Shorting is used primarily for two purposes: Trend speculation and hedging.
Let's talk about trend speculation first. Just like investors can buy a stock to speculate on a potential increase in value, investors can also short a stock to speculate on a potential decline in value. This can be useful to bet against individual stocks or the market as a whole. For example, if an investor believes that a company will miss earnings, they might short the stock before its earnings report. Or perhaps an investor believes the market as a whole will decline because the Fed will implement monetary tightening measures. They might short an S&P 500 ETF in order to profit. This is what many investors did during the 2008 Recession. If you haven't seen The Big Short yet, check it out.

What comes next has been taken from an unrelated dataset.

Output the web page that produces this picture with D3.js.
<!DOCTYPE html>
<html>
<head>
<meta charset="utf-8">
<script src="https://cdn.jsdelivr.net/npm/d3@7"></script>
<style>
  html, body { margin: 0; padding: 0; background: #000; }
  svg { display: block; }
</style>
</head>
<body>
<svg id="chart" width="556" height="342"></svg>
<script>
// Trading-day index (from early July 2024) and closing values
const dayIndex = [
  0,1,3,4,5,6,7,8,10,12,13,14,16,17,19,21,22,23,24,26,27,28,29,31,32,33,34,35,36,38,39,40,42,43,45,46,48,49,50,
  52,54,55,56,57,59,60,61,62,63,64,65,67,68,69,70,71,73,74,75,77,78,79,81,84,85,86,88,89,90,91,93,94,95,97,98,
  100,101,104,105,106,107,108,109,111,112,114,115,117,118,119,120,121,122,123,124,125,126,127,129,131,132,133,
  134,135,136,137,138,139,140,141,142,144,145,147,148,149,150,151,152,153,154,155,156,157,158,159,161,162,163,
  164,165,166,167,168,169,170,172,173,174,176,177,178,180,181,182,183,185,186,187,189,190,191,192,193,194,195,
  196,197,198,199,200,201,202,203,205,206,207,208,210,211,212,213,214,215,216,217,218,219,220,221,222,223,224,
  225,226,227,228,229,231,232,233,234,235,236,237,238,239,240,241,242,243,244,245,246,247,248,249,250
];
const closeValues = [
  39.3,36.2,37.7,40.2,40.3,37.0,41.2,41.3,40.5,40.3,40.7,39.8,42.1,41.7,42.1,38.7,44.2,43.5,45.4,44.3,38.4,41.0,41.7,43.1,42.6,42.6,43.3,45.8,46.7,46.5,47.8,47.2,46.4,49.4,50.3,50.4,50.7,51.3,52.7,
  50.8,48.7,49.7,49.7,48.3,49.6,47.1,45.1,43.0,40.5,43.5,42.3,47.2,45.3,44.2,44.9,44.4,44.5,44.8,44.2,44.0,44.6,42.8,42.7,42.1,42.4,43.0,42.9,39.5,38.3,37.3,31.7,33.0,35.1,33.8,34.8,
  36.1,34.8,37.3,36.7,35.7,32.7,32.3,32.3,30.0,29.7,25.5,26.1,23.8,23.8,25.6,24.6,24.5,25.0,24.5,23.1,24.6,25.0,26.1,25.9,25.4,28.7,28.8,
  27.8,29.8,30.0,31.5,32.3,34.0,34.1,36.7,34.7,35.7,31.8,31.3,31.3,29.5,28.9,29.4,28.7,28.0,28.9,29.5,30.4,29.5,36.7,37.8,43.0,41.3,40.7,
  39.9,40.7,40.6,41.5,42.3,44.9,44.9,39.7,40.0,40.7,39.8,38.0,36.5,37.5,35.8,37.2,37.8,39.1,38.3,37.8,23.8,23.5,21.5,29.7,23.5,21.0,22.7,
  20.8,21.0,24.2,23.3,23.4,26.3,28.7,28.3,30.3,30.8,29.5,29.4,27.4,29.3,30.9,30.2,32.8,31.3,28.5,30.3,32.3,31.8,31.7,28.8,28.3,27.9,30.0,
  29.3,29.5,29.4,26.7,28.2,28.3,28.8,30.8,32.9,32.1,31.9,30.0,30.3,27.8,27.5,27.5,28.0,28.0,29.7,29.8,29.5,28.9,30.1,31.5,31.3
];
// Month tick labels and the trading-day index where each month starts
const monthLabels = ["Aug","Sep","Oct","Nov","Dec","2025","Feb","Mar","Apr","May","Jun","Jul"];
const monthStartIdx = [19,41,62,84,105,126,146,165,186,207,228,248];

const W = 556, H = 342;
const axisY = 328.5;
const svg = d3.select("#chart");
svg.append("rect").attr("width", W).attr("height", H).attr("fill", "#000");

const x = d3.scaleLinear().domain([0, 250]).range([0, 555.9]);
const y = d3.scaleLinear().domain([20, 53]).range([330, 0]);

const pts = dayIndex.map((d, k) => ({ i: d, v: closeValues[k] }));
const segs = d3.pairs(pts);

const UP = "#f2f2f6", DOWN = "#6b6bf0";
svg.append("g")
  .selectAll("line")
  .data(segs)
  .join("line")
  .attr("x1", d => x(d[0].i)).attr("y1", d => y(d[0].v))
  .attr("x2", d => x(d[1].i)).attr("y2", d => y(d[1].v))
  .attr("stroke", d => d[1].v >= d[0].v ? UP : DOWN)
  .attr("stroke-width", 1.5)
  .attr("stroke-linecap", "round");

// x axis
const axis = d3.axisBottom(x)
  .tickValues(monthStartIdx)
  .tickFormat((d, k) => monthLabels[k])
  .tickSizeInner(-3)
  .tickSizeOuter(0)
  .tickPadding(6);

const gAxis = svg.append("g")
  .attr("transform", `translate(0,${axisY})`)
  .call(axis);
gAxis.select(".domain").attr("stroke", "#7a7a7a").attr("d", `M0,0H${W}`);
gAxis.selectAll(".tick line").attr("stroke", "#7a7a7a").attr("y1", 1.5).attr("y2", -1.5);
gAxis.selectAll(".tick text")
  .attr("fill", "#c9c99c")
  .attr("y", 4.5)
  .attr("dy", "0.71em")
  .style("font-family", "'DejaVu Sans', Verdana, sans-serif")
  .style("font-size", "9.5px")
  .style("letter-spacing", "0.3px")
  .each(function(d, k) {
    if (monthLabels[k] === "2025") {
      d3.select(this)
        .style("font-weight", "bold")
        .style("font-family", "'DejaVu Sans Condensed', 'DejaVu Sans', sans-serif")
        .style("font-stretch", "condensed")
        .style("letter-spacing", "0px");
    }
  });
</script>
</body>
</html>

I generally would not recommend shorting for the purposes of trend speculation because it is very hard to get right. If we look at the history of the stock market, we will see that stock's go up more than they go down. This is a function of corporate earnings growth as well as human nature. If we were to short based on trend speculation and get the timing wrong, our losses could potentially be catastrophic.
The other main reason to short is for hedging purposes. Hedging is a risk management strategy used to offset potential losses in investments by taking an opposite position in a related asset. This method is typically used by hedge fund managers running long/short and market neutral strategies.

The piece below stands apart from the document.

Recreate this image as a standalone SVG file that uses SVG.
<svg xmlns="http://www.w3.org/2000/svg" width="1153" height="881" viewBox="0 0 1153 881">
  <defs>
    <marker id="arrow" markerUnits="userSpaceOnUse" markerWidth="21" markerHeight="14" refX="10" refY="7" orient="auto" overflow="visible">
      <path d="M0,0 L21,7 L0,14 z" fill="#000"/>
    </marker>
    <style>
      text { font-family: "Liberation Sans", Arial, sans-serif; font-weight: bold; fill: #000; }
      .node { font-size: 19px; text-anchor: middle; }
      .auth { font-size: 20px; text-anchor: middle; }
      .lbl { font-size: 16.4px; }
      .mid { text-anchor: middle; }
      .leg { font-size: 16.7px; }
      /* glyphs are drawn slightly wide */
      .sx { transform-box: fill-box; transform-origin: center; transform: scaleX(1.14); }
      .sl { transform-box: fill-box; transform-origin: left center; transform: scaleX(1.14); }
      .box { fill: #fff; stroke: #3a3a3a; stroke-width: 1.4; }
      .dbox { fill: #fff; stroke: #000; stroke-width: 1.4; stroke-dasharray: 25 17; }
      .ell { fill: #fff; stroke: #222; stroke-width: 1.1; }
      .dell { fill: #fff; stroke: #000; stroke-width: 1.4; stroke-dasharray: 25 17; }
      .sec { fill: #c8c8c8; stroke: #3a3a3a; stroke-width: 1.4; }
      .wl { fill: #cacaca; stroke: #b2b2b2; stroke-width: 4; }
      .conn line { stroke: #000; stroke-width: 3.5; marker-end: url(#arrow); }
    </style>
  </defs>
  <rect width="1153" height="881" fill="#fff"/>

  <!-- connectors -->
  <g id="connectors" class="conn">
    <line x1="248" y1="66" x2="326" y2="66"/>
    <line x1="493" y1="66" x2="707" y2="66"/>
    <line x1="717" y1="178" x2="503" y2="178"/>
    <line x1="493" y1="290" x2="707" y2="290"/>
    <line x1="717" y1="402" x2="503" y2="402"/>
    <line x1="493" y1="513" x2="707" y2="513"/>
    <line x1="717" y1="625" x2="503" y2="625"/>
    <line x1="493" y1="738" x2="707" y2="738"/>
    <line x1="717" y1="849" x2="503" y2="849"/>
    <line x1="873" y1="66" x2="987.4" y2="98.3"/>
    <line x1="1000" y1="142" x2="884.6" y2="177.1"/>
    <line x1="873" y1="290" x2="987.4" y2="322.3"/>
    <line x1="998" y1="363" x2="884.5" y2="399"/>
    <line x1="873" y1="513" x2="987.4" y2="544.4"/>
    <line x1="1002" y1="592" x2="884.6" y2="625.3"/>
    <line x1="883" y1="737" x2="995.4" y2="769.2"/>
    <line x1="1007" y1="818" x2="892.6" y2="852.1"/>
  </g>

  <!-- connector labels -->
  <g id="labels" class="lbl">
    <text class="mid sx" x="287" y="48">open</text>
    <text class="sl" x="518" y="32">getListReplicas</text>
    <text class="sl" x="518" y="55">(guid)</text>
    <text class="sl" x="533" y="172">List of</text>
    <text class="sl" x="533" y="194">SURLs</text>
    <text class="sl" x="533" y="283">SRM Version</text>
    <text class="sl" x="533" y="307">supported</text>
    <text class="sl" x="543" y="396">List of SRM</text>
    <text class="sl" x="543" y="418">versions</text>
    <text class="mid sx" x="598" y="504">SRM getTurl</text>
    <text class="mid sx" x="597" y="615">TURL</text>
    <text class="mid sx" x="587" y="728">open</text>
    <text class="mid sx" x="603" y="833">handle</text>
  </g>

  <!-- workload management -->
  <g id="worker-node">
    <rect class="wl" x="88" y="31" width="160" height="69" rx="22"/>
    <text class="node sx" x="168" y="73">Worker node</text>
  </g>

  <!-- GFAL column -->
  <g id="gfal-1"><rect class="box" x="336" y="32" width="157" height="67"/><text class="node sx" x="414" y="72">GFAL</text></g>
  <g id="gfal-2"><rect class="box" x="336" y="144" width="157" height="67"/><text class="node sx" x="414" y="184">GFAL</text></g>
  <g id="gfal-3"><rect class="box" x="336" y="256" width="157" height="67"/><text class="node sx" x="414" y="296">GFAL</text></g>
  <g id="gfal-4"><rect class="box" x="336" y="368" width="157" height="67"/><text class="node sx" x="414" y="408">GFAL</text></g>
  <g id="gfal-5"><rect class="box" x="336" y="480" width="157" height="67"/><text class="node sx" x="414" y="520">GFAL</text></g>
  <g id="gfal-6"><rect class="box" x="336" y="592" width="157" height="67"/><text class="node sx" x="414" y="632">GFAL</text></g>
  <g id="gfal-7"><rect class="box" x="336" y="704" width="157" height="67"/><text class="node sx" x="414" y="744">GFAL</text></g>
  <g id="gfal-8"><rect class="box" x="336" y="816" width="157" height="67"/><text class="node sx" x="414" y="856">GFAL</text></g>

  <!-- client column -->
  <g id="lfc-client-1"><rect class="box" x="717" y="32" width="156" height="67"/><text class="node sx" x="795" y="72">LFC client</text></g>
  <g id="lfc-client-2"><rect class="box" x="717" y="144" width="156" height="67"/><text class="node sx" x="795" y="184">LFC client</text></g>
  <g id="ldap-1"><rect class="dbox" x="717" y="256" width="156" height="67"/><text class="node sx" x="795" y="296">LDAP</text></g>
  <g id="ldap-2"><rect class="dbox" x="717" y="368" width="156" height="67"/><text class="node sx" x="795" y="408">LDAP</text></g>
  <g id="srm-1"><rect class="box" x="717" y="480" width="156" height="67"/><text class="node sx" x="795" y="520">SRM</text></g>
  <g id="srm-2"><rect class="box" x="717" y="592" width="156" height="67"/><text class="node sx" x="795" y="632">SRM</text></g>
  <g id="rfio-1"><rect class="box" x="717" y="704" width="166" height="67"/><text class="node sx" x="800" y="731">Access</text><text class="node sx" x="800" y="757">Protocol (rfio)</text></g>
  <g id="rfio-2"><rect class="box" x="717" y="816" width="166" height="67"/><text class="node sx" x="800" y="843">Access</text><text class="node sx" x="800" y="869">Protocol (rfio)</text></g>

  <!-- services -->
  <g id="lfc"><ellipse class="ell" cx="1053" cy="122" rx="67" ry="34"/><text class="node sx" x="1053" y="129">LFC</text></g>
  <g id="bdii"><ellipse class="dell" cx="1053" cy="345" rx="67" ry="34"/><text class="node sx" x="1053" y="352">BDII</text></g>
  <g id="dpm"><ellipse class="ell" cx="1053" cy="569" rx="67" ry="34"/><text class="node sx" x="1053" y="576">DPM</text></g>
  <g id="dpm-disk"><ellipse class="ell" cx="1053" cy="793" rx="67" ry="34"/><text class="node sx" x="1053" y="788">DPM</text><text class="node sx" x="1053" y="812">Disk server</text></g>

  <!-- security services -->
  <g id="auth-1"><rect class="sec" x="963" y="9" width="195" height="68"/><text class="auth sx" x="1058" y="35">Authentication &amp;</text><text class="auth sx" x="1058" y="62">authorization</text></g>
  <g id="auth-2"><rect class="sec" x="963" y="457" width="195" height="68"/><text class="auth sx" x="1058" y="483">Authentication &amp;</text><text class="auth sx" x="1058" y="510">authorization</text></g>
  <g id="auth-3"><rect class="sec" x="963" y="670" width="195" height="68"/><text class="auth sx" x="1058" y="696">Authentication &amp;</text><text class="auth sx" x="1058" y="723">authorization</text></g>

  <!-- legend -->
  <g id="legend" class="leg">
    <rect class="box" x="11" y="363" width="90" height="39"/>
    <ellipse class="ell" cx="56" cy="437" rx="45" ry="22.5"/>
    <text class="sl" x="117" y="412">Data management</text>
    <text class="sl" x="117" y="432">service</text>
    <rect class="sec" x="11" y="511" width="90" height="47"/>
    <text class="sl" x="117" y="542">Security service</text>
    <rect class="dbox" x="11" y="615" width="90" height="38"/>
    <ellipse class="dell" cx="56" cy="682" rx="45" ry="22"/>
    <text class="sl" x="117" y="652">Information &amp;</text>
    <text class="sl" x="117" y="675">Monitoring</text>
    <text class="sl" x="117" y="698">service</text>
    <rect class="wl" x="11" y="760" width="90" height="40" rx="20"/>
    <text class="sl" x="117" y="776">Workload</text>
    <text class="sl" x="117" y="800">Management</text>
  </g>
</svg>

For example, let's say we have a large long position in FB, however, we are worried about potential weakness in the tech sector caused by rising interest rates. We could hedge all or part of our FB position by shorting a related stock, say GOOGL. In this case, if the tech sector were to decline, both FB and GOOGL would also likely decline. We would lose money on our FB long position, but those losses would be offset by gains in our GOOGL short position.

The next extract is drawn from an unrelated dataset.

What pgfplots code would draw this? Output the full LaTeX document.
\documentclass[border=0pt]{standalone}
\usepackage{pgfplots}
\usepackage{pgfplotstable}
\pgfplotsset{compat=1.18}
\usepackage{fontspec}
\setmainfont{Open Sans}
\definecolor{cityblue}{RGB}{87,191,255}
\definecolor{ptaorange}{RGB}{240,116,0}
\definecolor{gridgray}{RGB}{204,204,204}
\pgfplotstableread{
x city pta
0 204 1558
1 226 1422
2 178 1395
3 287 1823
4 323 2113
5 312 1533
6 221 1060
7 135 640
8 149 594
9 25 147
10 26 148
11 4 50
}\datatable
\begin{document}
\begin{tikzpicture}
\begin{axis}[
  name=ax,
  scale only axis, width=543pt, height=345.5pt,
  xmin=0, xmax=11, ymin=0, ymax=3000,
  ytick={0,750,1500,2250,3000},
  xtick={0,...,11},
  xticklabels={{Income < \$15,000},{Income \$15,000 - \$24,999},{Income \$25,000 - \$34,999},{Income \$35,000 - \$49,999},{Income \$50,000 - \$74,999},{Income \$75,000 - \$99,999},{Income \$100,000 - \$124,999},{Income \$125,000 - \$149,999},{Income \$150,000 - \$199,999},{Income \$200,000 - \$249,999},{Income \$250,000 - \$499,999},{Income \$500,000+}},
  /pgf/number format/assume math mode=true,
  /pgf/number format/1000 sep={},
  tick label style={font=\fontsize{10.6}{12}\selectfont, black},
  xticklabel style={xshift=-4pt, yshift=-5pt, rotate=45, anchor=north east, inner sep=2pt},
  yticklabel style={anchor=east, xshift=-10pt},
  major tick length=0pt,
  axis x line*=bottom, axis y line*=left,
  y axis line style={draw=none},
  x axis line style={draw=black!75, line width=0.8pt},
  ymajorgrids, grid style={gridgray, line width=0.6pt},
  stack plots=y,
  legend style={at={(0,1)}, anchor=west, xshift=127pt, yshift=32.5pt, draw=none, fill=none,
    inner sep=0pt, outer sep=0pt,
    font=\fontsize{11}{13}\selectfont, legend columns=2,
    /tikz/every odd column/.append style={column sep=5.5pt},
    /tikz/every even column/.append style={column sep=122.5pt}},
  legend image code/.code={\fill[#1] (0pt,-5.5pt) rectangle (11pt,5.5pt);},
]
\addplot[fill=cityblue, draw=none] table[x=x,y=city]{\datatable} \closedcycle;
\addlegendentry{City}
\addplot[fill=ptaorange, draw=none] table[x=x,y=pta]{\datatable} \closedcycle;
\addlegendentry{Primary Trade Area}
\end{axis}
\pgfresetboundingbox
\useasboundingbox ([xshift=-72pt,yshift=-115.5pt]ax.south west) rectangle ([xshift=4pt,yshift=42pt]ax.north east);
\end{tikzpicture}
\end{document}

It's important to note that shorting for hedging also comes with considerable risks and should only be undertaken by experienced investors. This is because two correlated stocks may not always move in the same direction. In our example above, if FB declined in value but GOOGL remained flat or even increased in value, then our losses would have been magnified. For this reason, hedge fund managers and sophisticated investors generally employ complex models to short for hedging purposes.
Risks Associated with Shorting
Let's discuss two of the biggest risks associated with shorting: Infinite potential for loss and short-squeezes.
In a long position, your potential for loss is capped at 100%. Although this rarely happens, you will never lose more than you invest in a long position. For shorts, however, this is not the case at all because losses happen due to asset appreciation. What happens when a stock that was shorted at $5/share increases in value to $15/share? In this case, there would be a loss of 200% — ouch!
Short-squeezes happen when a crowded short's stock price shoots up and creates a positive feedback loop. A stock's price increases, which triggers some short sellers to exit their positions in order to prevent losses. Because shorts are exited by buying stocks back, this increases the price of that stock. This additional increase in the stock's prices triggers other short sellers to exit their positions. And so on...
This is famously happened with GameStop (GME) in January 2021.
In this article, we learned what shorting is and the risks associated with it. The biggest takeaway is that I would advise the average investor to avoid shorting because the risks do not typically outweigh the benefits. Shorting is extremely difficult for even professional investors. Most hedge funds actually lose money overall on their short over the long-term.
If you are concerned about market weakness or want to hedge your portfolio against systematic risk, I would advise holding cash instead of shorting. For example, instead of being 100% invested in the market, you might reduce your exposure to 50%, meaning you are holding 50% of your portfolio in cash. This way, you are truly reducing the risk of your portfolio without introducing new risk from shorting.